Well we can’t ignore the rest of the UK, and we can’t forget
that the Chancellor’s Stamp Duty reforms have polarised the London property markets
above £1,000,000 because at the top end of the market, punitive Stamp Duty
charges will dampen demand further. While the Bank of England warned of the
growing London property price bubble in the Spring of 2014, even talk of a
recovery in some areas was premature. In 2015, irrespective of where you are in
the UK, one story will unite the patchwork quilt of markets – really slow property value growth.
But what about Maidenhead? Well, we haven’t had the December
figures from the Land Registry yet but the last few months’ activity and prices
achieved would suggest neither house price growth nor drops. In fact, most sellers are buyers anyway, so
if you need to take less for yours, you won’t have to pay as much for the one
you want to buy ... and that is good news for everyone as most move up market
when they move.
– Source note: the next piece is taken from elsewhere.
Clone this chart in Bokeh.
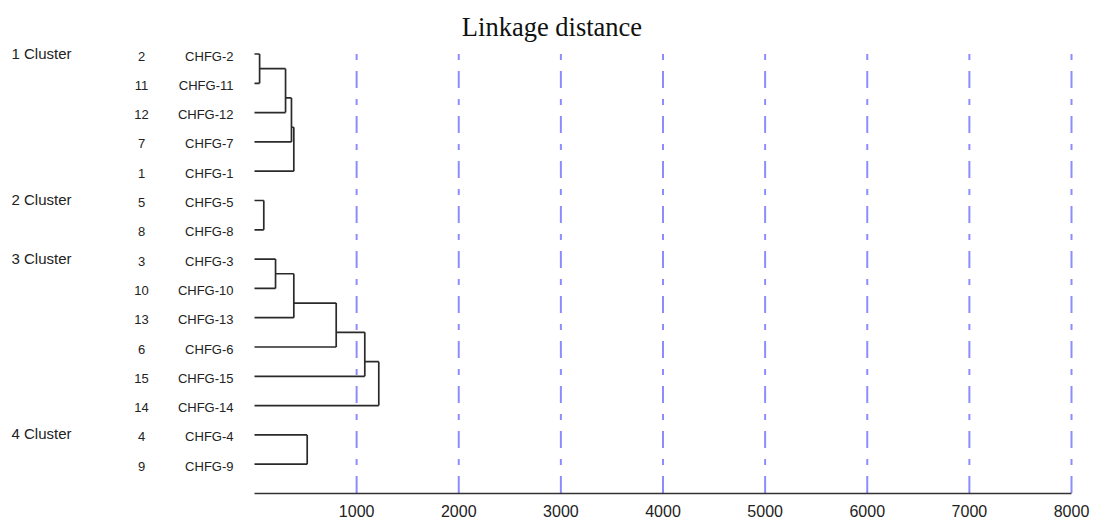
from bokeh.plotting import figure
from bokeh.models import Range1d, FixedTicker, ColumnDataSource
from bokeh.core.properties import value
from bokeh.embed import file_html
from bokeh.resources import INLINE

# ---------------- data ----------------
leaf_numbers = [2, 11, 12, 7, 1, 5, 8, 3, 10, 13, 6, 15, 14, 4, 9]
leaf_names = ["CHFG-%d" % n for n in leaf_numbers]
cluster_names = ["1 Cluster", "2 Cluster", "3 Cluster", "4 Cluster"]
cluster_first_leaf = [2, 5, 3, 4]
# merges: (child a, child b, linkage distance); "mK" refers to merge K
merges = [
    ("2", "11", 50), ("m0", "12", 304), ("m1", "7", 362), ("m2", "1", 385),
    ("5", "8", 91),
    ("3", "10", 206), ("m5", "13", 385), ("m6", "6", 800), ("m7", "15", 1080), ("m8", "14", 1217),
    ("4", "9", 516),
]
x_ticks = [1000, 2000, 3000, 4000, 5000, 6000, 7000, 8000]
x_max = 8000
title_text = "Linkage distance"

# ---------------- layout ----------------
W, H = 1095, 523
left_px = 254          # canvas px where distance 0 sits
axis_len_px = 817      # px from 0 to 8000
row_px = 29.3
bottom_border = 30
scale = axis_len_px / x_max
x_start = -left_px / scale
x_end = x_start + W / scale
frame_h = H - bottom_border
n_rows = len(leaf_numbers)
y_bottom = float(n_rows)
y_top = y_bottom - frame_h / row_px

p = figure(width=W, height=H, output_backend="svg", toolbar_location=None,
           x_range=Range1d(x_start, x_end), y_range=Range1d(y_bottom, y_top),
           y_axis_location=None, min_border_left=0, min_border_right=0,
           min_border_top=0, min_border_bottom=bottom_border)
p.outline_line_color = None
p.grid.visible = False
p.background_fill_color = "white"

# dendrogram geometry
ypos = {str(n): float(i) for i, n in enumerate(leaf_numbers)}
xpos = {str(n): 0.0 for n in leaf_numbers}
is_leaf = {str(n): True for n in leaf_numbers}
hx0, hx1, hy = [], [], []
vx, vy0, vy1 = [], [], []
for k, (a, b, h) in enumerate(merges):
    for c in (a, b):
        hx0.append(xpos[c]); hx1.append(h); hy.append(ypos[c])
    vx.append(h); vy0.append(ypos[a]); vy1.append(ypos[b])
    name = "m%d" % k
    if is_leaf[a] and is_leaf[b]:
        ypos[name] = (ypos[a] + ypos[b]) / 2
    else:
        ypos[name] = (ypos[a] + 2 * ypos[b]) / 3
    xpos[name] = h
    is_leaf[name] = False

# grid lines (dash-dot, blue)
p.segment(x0=x_ticks, x1=x_ticks, y0=[0] * len(x_ticks), y1=[y_bottom] * len(x_ticks),
          line_color="#8c8cff", line_width=2, line_dash="6 11 17 11")

line_col = "#2a2a2a"
p.segment(x0=hx0, x1=hx1, y0=hy, y1=hy, line_color=line_col, line_width=1.7)
p.segment(x0=vx, x1=vx, y0=vy0, y1=vy1, line_color=line_col, line_width=1.7)

# labels
rows = list(range(n_rows))
src = ColumnDataSource(dict(x=[0] * n_rows, y=rows, num=[str(n) for n in leaf_numbers], name=leaf_names))
p.text(x="x", y="y", text="name", source=src, x_offset=-21, y_offset=2,
       text_align="right", text_baseline="middle", text_font=value("Liberation Sans"),
       text_font_size="13px", text_color="#222222")
p.text(x="x", y="y", text="num", source=src, x_offset=-113, y_offset=2,
       text_align="center", text_baseline="middle", text_font=value("Liberation Sans"),
       text_font_size="13px", text_color="#222222")
cl_rows = [leaf_numbers.index(n) for n in cluster_first_leaf]
p.text(x=[0] * len(cl_rows), y=cl_rows, text=cluster_names, x_offset=-243, y_offset=-1,
       text_align="left", text_baseline="middle", text_font=value("Liberation Sans"),
       text_font_size="15px", text_color="#222222")

# title
p.text(x=[(x_start + x_end) / 2 + 4 / scale], y=[-0.70], text=[title_text], y_offset=-6,
       text_align="center", text_baseline="alphabetic", text_font=value("Liberation Serif"),
       text_font_size="26.5px", text_color="#111111")

# x axis
ax = p.xaxis[0]
ax.ticker = FixedTicker(ticks=x_ticks)
ax.bounds = (0, x_max)
ax.axis_line_color = "#333333"
ax.axis_line_width = 1.6
ax.major_tick_in = 0
ax.major_tick_out = 0
ax.minor_tick_line_color = None
ax.major_label_standoff = 11
ax.major_label_text_font = "Liberation Sans"
ax.major_label_text_font_size = "16px"
ax.major_label_text_color = "#222222"

open("out.html", "w").write(file_html(p, INLINE))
This is even better for landlord investors, as they can bag a
bargain as well.
The question you should be asking though is not only is what
happening to property prices, but which price band exactly is selling? I like
to keep an eye on the property market in Maidenhead on a daily basis because it
enables me to give the best advice and opinion on what (or not ) to buy in Maidenhead.
If you look at Maidenhead and split the property market into
four equalled sized (into terms of households) price bands. Each price band
would have around 25% of the property in Maidenhead, from the lowest in value
(the bottom 25% ) all the way through to the highest 25% (in terms of value). Over the last two months (63 days to be
precise), in the lowest quartile, (those with asking prices under £290k) 64
properties have come onto the market in Maidenhead and 39% of them (25 properties have a buyer
and sold stc. The next quartile, between £290k-£400, of the 84 properties that
come on to the market, 46.4% of them (39 properties) have a buyer. The £400k -
£590k price range has seen 90 properties come on to the market, and 36.6% of
the properties have a buyer (23 properties). The most expensive 25%, the £590k
plus range, has seen 28 of the 116 properties that came on to the market find
buyers (24.1%). Fascinating don’t you think?
The next three months’ activity will be crucial in
understanding which way the market will go this year and I honestly believe we
will not see any house price growth or drops this side of the election.
Election or no election, people will always need a roof over their head and
that is why the property market has rode the storms of Oil crisis in the
1970’s, the 1980’s depression, Black Monday in the 1990’s, and latterly the
Credit Crunch together with the various house price crashes of 1973, 1987 and
2008.
And why? Because of Britain’s chronic lack of housing will
prop up house prices and prevent a post spike crash. ... there is always a
silver lining when it comes to the property market!